# [Short problem]
Could the lines from the start of the data through the line with "plt.rcParams['font.family'] = ['Liberation" be set down exactly, with no pictures among them?

..........

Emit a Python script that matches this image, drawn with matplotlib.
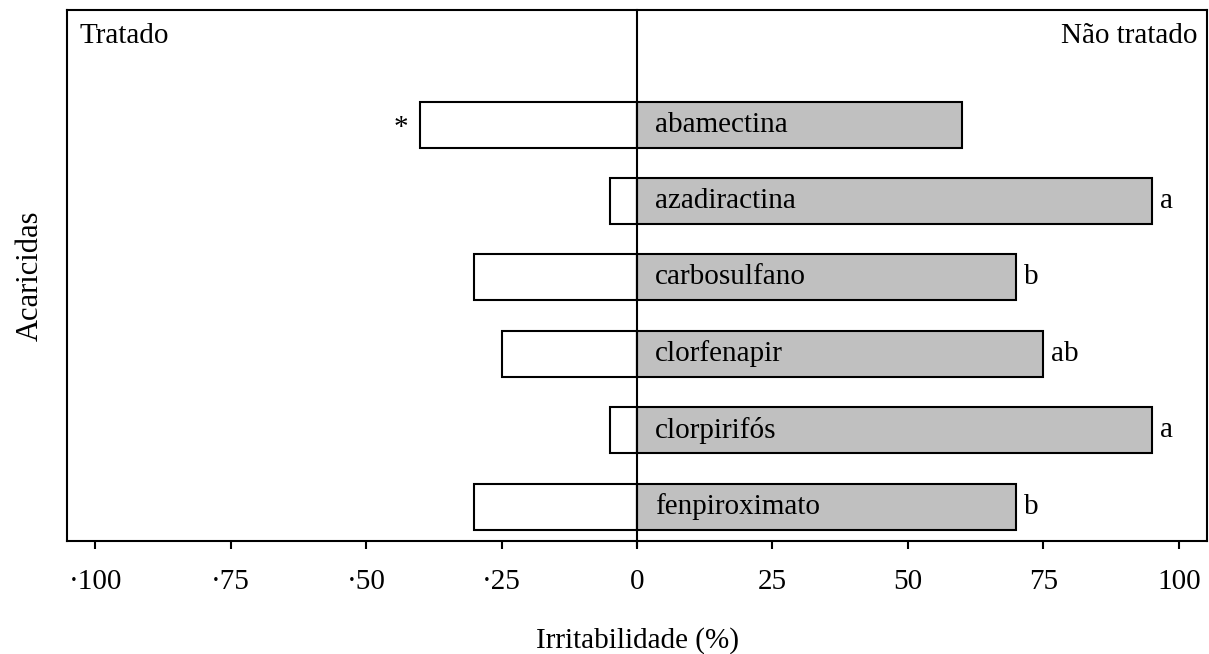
import numpy as np
import matplotlib.pyplot as plt

plt.rcParams['font.family'] = ['Liberation Serif', 'DejaVu Serif']

acaricidas = ['abamectina', 'azadiractina', 'carbosulfano', 'clorfenapir', 'clorpirifós', 'fenpiroximato']
tratado = [-40, -5, -30, -25, -5, -30]
nao_tratado = [60, 95, 70, 75, 95, 70]
letras = ['', 'a', 'b', 'ab', 'a', 'b']
xticks = [-100, -75, -50, -25, 0, 25, 50, 75, 100]
xticklabels = ['\u00b7100', '\u00b775', '\u00b750', '\u00b725', '0', '25', '50', '75', '100']

fs = 21

fig = plt.figure(figsize=(12.09, 6.54), dpi=100)
ax = fig.add_axes([67 / 1209, 1 - 541 / 654, 1140 / 1209, 531 / 654])

y = np.arange(len(acaricidas))
ax.barh(y, tratado, height=0.6, color='white', edgecolor='black', linewidth=1.5)
ax.barh(y, nao_tratado, height=0.6, color='#c0c0c0', edgecolor='black', linewidth=1.5)

for i, name in enumerate(acaricidas):
    ax.text(3.3, i, name, ha='left', va='center', fontsize=fs)
    if letras[i]:
        ax.text(nao_tratado[i] + 1.5, i, letras[i], ha='left', va='center', fontsize=fs)
# asterisco: diferenca significativa em abamectina
ax.text(tratado[0] - 2.3, 0.05, '*', ha='right', va='center', fontsize=fs)

ax.axvline(0, color='black', linewidth=1.5, ymin=-0.01, clip_on=False)

ax.set_xlim(-105.2, 105.2)
ax.set_ylim(5.45, -1.5)
ax.set_xticks(xticks)
ax.set_xticklabels(xticklabels, fontsize=fs)
ax.set_yticks([])
ax.tick_params(axis='x', direction='out', length=6, width=1.5, pad=14)
for s in ax.spines.values():
    s.set_linewidth(1.5)

ax.text(0.011, 0.975, 'Tratado', transform=ax.transAxes, ha='left', va='top', fontsize=fs)
ax.text(0.9915, 0.975, 'Não tratado', transform=ax.transAxes, ha='right', va='top', fontsize=fs)

ax.set_xlabel('Irritabilidade (%)', fontsize=fs, labelpad=23)
ax.set_ylabel('Acaricidas', fontsize=22, labelpad=16)

fig.savefig('out.png', dpi=100)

..........

# [Full answer]
Emit a Python script that matches this image, drawn with matplotlib.
import numpy as np
import matplotlib.pyplot as plt

plt.rcParams['font.family'] = ['Liberation Serif', 'DejaVu Serif']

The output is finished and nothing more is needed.